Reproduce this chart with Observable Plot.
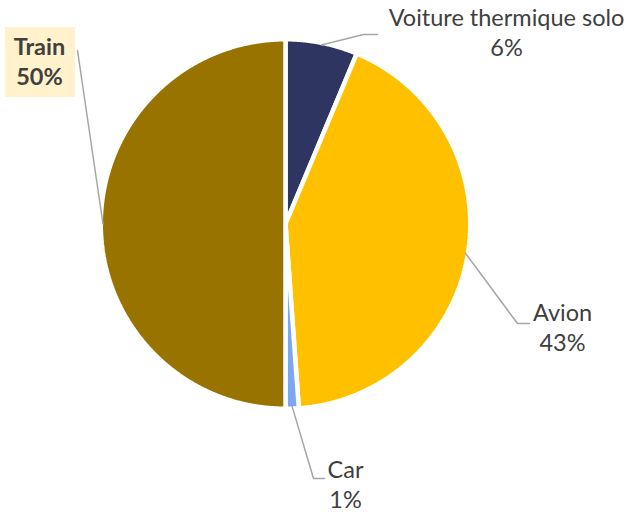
<!DOCTYPE html>
<html>
<head>
<meta charset="utf-8">
<script src="https://cdn.jsdelivr.net/npm/d3@7"></script>
<script src="https://cdn.jsdelivr.net/npm/@observablehq/plot@0.6"></script>
<style>
  html, body { margin: 0; padding: 0; background: #fff; }
  #chart svg { display: block; }
</style>
</head>
<body>
<div id="chart"></div>
<script>
// ---- data ----
const categories = ["Voiture thermique solo", "Avion", "Car", "Train"];
const shares = [6.3, 42.55, 1.15, 50.0];
const shareLabels = ["6%", "43%", "1%", "50%"];
const colors = ["#2E3561", "#FFC000", "#7DA6F2", "#997300"];

// ---- layout (pixels) ----
const W = 628, H = 512;
const SW = 4.5;                 // white separator width
const cx = 285, cy = 223.5, R = 182.5 + SW / 2;
const labelLayout = {
  "Voiture thermique solo": {elbow: [363, 34], end: [377, 34], tx: 506, ty: 4},
  "Avion": {elbow: [517, 323], end: [529, 323], tx: 562, ty: 299},
  "Car": {elbow: [313, 478], end: [324, 478], tx: 345, ty: 456},
  "Train": {elbow: null, end: [77, 50], tx: 39, ty: 33, box: [5, 27, 75, 97]}
};

// ---- slice geometry from the values ----
const pie = d3.pie().sort(null).value(d => d)(shares);
const slicePts = [];
const leaderPts = [];
const labels = [];
pie.forEach((p, i) => {
  const cat = categories[i];
  slicePts.push({cat, x: cx, y: cy});
  const n = Math.max(4, Math.ceil((p.endAngle - p.startAngle) / 0.005));
  for (let k = 0; k <= n; k++) {
    const a = p.startAngle + (p.endAngle - p.startAngle) * k / n;
    slicePts.push({cat, x: cx + R * Math.sin(a), y: cy - R * Math.cos(a)});
  }
  slicePts.push({cat, x: cx, y: cy});
  const mid = (p.startAngle + p.endAngle) / 2;
  const rEdge = R - SW / 2;
  const L = labelLayout[cat];
  leaderPts.push({cat, x: cx + rEdge * Math.sin(mid), y: cy - rEdge * Math.cos(mid)});
  if (L.elbow) leaderPts.push({cat, x: L.elbow[0], y: L.elbow[1]});
  leaderPts.push({cat, x: L.end[0], y: L.end[1]});
  labels.push({cat, text: cat + "\n" + shareLabels[i], x: L.tx, y: L.ty, bold: cat === "Train"});
});
const boxes = categories.filter(c => labelLayout[c].box).map(c => {
  const b = labelLayout[c].box; return {x1: b[0], y1: b[1], x2: b[2], y2: b[3]};
});

const textOpts = {x: "x", y: "y", text: "text", lineAnchor: "top", textAnchor: "middle", fontSize: 23.5, lineHeight: 1.28, fill: "#404040"};

const chart = Plot.plot({
  width: W, height: H,
  margin: 0,
  style: {fontFamily: "Lato, sans-serif", background: "#fff"},
  x: {domain: [0, W], range: [0, W], axis: null},
  y: {domain: [0, H], range: [0, H], axis: null},
  color: {domain: categories, range: colors},
  marks: [
    Plot.line(slicePts, {x: "x", y: "y", z: "cat", fill: "cat", stroke: "#fff", strokeWidth: SW, strokeLinejoin: "miter", curve: "linear"}),
    Plot.line(leaderPts, {x: "x", y: "y", z: "cat", stroke: "#A6A6A6", strokeWidth: 1.5}),
    Plot.rect(boxes, {x1: "x1", x2: "x2", y1: "y1", y2: "y2", fill: "#FFF2CC"}),
    Plot.text(labels.filter(d => !d.bold), textOpts),
    Plot.text(labels.filter(d => d.bold), {...textOpts, fontWeight: "bold"})
  ]
});
document.getElementById("chart").appendChild(chart);
</script>
</body>
</html>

------

### WHAT THIS TASK INVOLVES
Every line of text is to be repeated exactly; pictures are left out.

### RESULT BELOW
Reproduce this chart with Observable Plot.
<!DOCTYPE html>
<html>
<head>
<meta charset="utf-8">
<script src="https://cdn.jsdelivr.net/npm/d3@7"></script>
<script src="https://cdn.jsdelivr.net/npm/@observablehq/plot@0.6"></script>
<style>
  html, body { margin: 0; padding: 0; background: #fff; }
  #chart svg { display: block; }
</style>
</head>
<body>
<div id="chart"></div>
<script>
// ---- data ----
const categories = ["Voiture thermique solo", "Avion", "Car", "Train"];
const shares = [6.3, 42.55, 1.15, 50.0];
const shareLabels = ["6%", "43%", "1%", "50%"];
const colors = ["#2E3561", "#FFC000", "#7DA6F2", "#997300"];

// ---- layout (pixels) ----
const W = 628, H = 512;
const SW = 4.5;                 // white separator width
const cx = 285, cy = 223.5, R = 182.5 + SW / 2;
const labelLayout = {
  "Voiture thermique solo": {elbow: [363, 34], end: [377, 34], tx: 506, ty: 4},
  "Avion": {elbow: [517, 323], end: [529, 323], tx: 562, ty: 299},
  "Car": {elbow: [313, 478], end: [324, 478], tx: 345, ty: 456},
  "Train": {elbow: null, end: [77, 50], tx: 39, ty: 33, box: [5, 27, 75, 97]}
};

// ---- slice geometry from the values ----
const pie = d3.pie().sort(null).value(d => d)(shares);
const slicePts = [];
const leaderPts = [];
const labels = [];
pie.forEach((p, i) => {
  const cat = categories[i];
  slicePts.push({cat, x: cx, y: cy});
  const n = Math.max(4, Math.ceil((p.endAngle - p.startAngle) / 0.005));
  for (let k = 0; k <= n; k++) {
    const a = p.startAngle + (p.endAngle - p.startAngle) * k / n;
    slicePts.push({cat, x: cx + R * Math.sin(a), y: cy - R * Math.cos(a)});
  }
  slicePts.push({cat, x: cx, y: cy});
  const mid = (p.startAngle + p.endAngle) / 2;
  const rEdge = R - SW / 2;
  const L = labelLayout[cat];
  leaderPts.push({cat, x: cx + rEdge * Math.sin(mid), y: cy - rEdge * Math.cos(mid)});
  if (L.elbow) leaderPts.push({cat, x: L.elbow[0], y: L.elbow[1]});
  leaderPts.push({cat, x: L.end[0], y: L.end[1]});
  labels.push({cat, text: cat + "\n" + shareLabels[i], x: L.tx, y: L.ty, bold: cat === "Train"});
});
const boxes = categories.filter(c => labelLayout[c].box).map(c => {
  const b = labelLayout[c].box; return {x1: b[0], y1: b[1], x2: b[2], y2: b[3]};
});

const textOpts = {x: "x", y: "y", text: "text", lineAnchor: "top", textAnchor: "middle", fontSize: 23.5, lineHeight: 1.28, fill: "#404040"};

const chart = Plot.plot({
  width: W, height: H,
  margin: 0,
  style: {fontFamily: "Lato, sans-serif", background: "#fff"},
  x: {domain: [0, W], range: [0, W], axis: null},
  y: {domain: [0, H], range: [0, H], axis: null},
  color: {domain: categories, range: colors},
  marks: [
    Plot.line(slicePts, {x: "x", y: "y", z: "cat", fill: "cat", stroke: "#fff", strokeWidth: SW, strokeLinejoin: "miter", curve: "linear"}),
    Plot.line(leaderPts, {x: "x", y: "y", z: "cat", stroke: "#A6A6A6", strokeWidth: 1.5}),
    Plot.rect(boxes, {x1: "x1", x2: "x2", y1: "y1", y2: "y2", fill: "#FFF2CC"}),
    Plot.text(labels.filter(d => !d.bold), textOpts),
    Plot.text(labels.filter(d => d.bold), {...textOpts, fontWeight: "bold"})
  ]
});
document.getElementById("chart").appendChild(chart);
</script>
</body>
</html>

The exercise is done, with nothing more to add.